Simulating Partial Reconfiguration in cocotb via Multi-Process DPI Barriers (Chaitanya Sharma)

Modern FPGAs can swap out a hardware module at runtime while the rest of the chip keeps running, this is partial reconfiguration. But when you try to verify that behavior in simulation, you hit a wall: Verilator and other simulators compile the entire design into a single binary at elaboration time, and cocotb's runtime assumes the module hierarchy never changes. Today, the only way to test a different module configuration is to recompile and restart the simulation from scratch, making it impossible to verify sequences of runtime swaps without deploying to physical hardware.

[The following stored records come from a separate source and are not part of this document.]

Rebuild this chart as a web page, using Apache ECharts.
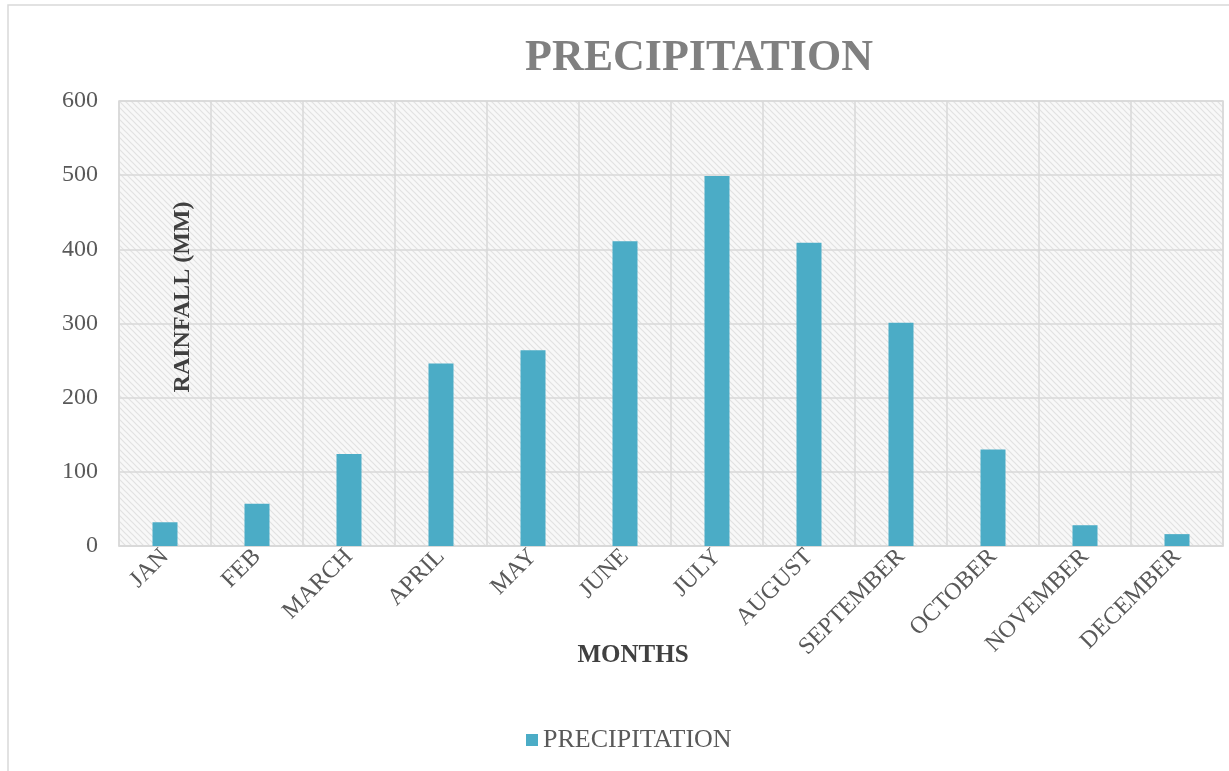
<!DOCTYPE html>
<html>
<head>
<meta charset="utf-8">
<script src="https://cdn.jsdelivr.net/npm/echarts@6/dist/echarts.min.js"></script>
<style>
html,body{margin:0;padding:0;background:#fff;}
#chart{width:1229px;height:771px;}
</style>
</head>
<body>
<div id="chart"></div>
<script>
var months = ['JAN','FEB','MARCH','APRIL','MAY','JUNE','JULY','AUGUST','SEPTEMBER','OCTOBER','NOVEMBER','DECEMBER'];
var precipitation = [32, 57, 124, 246, 264, 411, 499, 409, 301, 130, 28, 16];
var yTicks = [0, 100, 200, 300, 400, 500, 600];

var serif = "'Liberation Serif', 'Times New Roman', serif";

// hatched plot background
var tile = document.createElement('canvas');
tile.width = 6; tile.height = 6;
var tc = tile.getContext('2d');
tc.fillStyle = '#f8f8f8';
tc.fillRect(0, 0, 6, 6);
tc.strokeStyle = '#e2e2e2';
tc.lineWidth = 1.2;
tc.beginPath();
tc.moveTo(-1, -1); tc.lineTo(7, 7);
tc.moveTo(-4, 2); tc.lineTo(4, 10);
tc.moveTo(2, -4); tc.lineTo(10, 4);
tc.stroke();

var chart = echarts.init(document.getElementById('chart'));
chart.setOption({
  animation: false,
  backgroundColor: '#ffffff',
  title: {
    text: 'PRECIPITATION',
    left: 520,
    top: 32,
    textStyle: { fontFamily: serif, fontWeight: 'bold', fontSize: 44, color: '#808080' }
  },
  legend: {
    left: 521,
    top: 722,
    icon: 'rect',
    itemWidth: 12,
    itemHeight: 12,
    textStyle: { fontFamily: serif, fontSize: 26, color: '#595959' },
    data: ['PRECIPITATION']
  },
  grid: {
    left: 119, right: 6, top: 101, bottom: 225,
    show: true,
    borderColor: '#d9d9d9',
    borderWidth: 1.5,
    backgroundColor: { image: tile, repeat: 'repeat' }
  },
  xAxis: {
    type: 'category',
    data: months,
    boundaryGap: true,
    name: 'MONTHS',
    nameLocation: 'middle',
    nameGap: 97,
    nameMoveOverlap: false,
    nameTextStyle: { fontFamily: serif, fontWeight: 'bold', fontSize: 25, color: '#404040', padding: [0, 76, 0, 0] },
    axisLine: { show: true, lineStyle: { color: '#d9d9d9', width: 1.5 } },
    axisTick: { show: false },
    axisLabel: { interval: 0, rotate: 45, margin: 7, fontFamily: serif, fontSize: 24, color: '#595959' },
    splitLine: { show: true, interval: 0, lineStyle: { color: '#d9d9d9', width: 1.5 } }
  },
  yAxis: {
    type: 'value',
    min: yTicks[0],
    max: yTicks[yTicks.length - 1],
    interval: 100,
    axisLine: { show: false },
    axisTick: { show: false },
    axisLabel: { margin: 21, fontFamily: serif, fontSize: 24, color: '#595959' },
    splitLine: { show: true, lineStyle: { color: '#d9d9d9', width: 1.5 } }
  },
  graphic: [
    {
      type: 'rect',
      shape: { x: 8, y: 5, width: 1240, height: 800 },
      style: { fill: 'none', stroke: '#d9d9d9', lineWidth: 1.5 },
      silent: true,
      z: -10
    },
    {
      type: 'text',
      x: 183,
      y: 297,
      rotation: Math.PI / 2,
      z: 100,
      style: {
        text: 'RAINFALL (MM)',
        font: "bold 24px 'Liberation Serif', serif",
        fill: '#404040',
        align: 'center',
        verticalAlign: 'middle'
      }
    }
  ],
  series: [{
    name: 'PRECIPITATION',
    type: 'bar',
    data: precipitation,
    barWidth: 25,
    itemStyle: { color: '#4bacc6' }
  }]
});
</script>
</body>
</html>
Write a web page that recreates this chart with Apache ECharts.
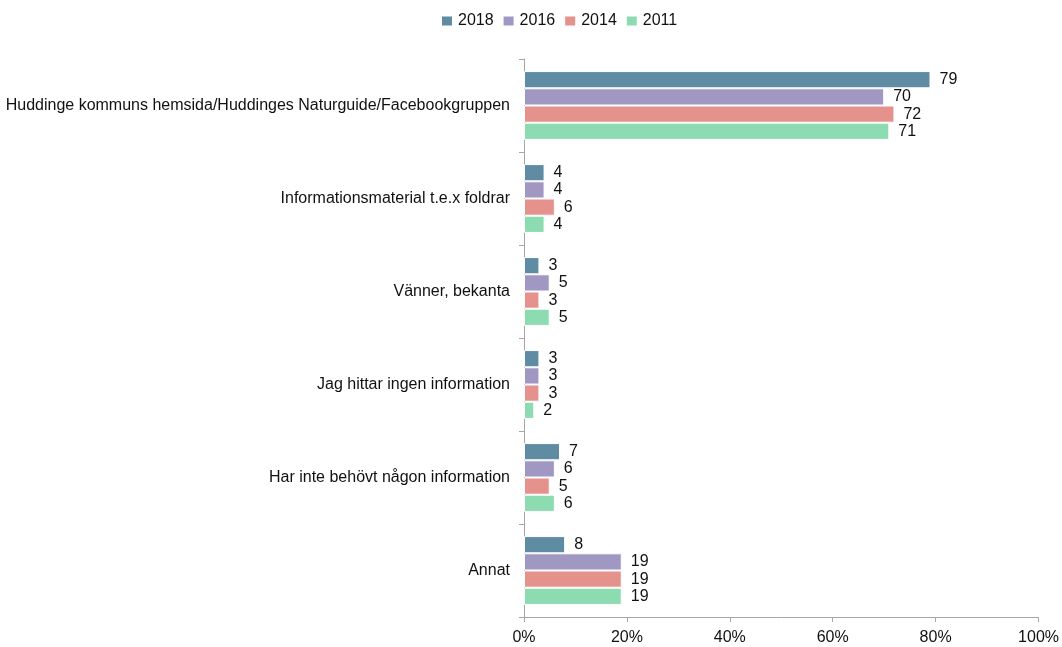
<!DOCTYPE html>
<html>
<head>
<meta charset="utf-8">
<script src="https://cdn.jsdelivr.net/npm/echarts@6/dist/echarts.min.js"></script>
<style>
  html, body { margin: 0; padding: 0; background: #fff; }
  #main { width: 1062px; height: 647px; }
</style>
</head>
<body>
<div id="main"></div>
<script>
var categories = [
    'Huddinge kommuns hemsida/Huddinges Naturguide/Facebookgruppen',
    'Informationsmaterial t.e.x foldrar',
    'Vänner, bekanta',
    'Jag hittar ingen information',
    'Har inte behövt någon information',
    'Annat'
];
var years = ['2018', '2016', '2014', '2011'];
var values2018 = [79, 4, 3, 3, 7, 8];
var values2016 = [70, 4, 5, 3, 6, 19];
var values2014 = [72, 6, 3, 3, 5, 19];
var values2011 = [71, 4, 5, 2, 6, 19];
var xTicks = [0, 20, 40, 60, 80, 100];

var colors = ['#5f8ca3', '#a098c2', '#e5918c', '#8ddbb0'];
var allValues = [values2018, values2016, values2014, values2011];
var font = 'Liberation Sans';

var chart = echarts.init(document.getElementById('main'));

var series = years.map(function (y, i) {
    return {
        name: y,
        type: 'bar',
        data: allValues[i],
        barGap: '0%',
        barCategoryGap: '26%',
        itemStyle: { color: colors[i], borderColor: '#fff', borderWidth: 1 },
        label: {
            show: true,
            position: 'right',
            distance: 9,
            color: '#111',
            fontFamily: font,
            fontSize: 16
        }
    };
});

var option = {
    animation: false,
    color: colors,
    legend: {
        top: 8,
        left: 435,
        data: years,
        itemWidth: 12,
        itemHeight: 11,
        itemGap: 8,
        icon: 'rect',
        textStyle: { fontFamily: font, fontSize: 16, color: '#111' }
    },
    grid: { left: 524, right: 22, top: 59, bottom: 30 },
    xAxis: {
        type: 'value',
        min: xTicks[0],
        max: xTicks[xTicks.length - 1],
        interval: 20,
        axisLine: { show: true, lineStyle: { color: '#a6a6a6' } },
        axisTick: { show: true, length: 5, inside: false, lineStyle: { color: '#a6a6a6' } },
        splitLine: { show: false },
        axisLabel: { formatter: '{value}%', color: '#111', fontFamily: font, fontSize: 16, margin: 13 }
    },
    yAxis: {
        type: 'category',
        inverse: true,
        data: categories,
        axisLine: { show: true, lineStyle: { color: '#a6a6a6' } },
        axisTick: { show: true, length: 5, lineStyle: { color: '#a6a6a6' } },
        axisLabel: { color: '#111', fontFamily: font, fontSize: 16, margin: 14 }
    },
    series: series
};

chart.setOption(option);
</script>
</body>
</html>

We present a multi-process simulation architecture that lets cocotb test arbitrary module swaps mid-simulation without modifying cocotb or Verilator. The key idea is to run each swappable module as an independent simulator process. In the main simulation, the module's slot is filled by an adapter which cocotb sees as a normal module, but under the hood, can shuttle signal values to and from the appropriate reconfigurable module simulator processes over shared memory. A lock-free barrier synchronizes all processes at every clock cycle. Swapping a module is just an OS-level process replacement: kill the old one, start the new one, resume the barrier. cocotb's VPI state, Python objects, and test flow are completely undisturbed.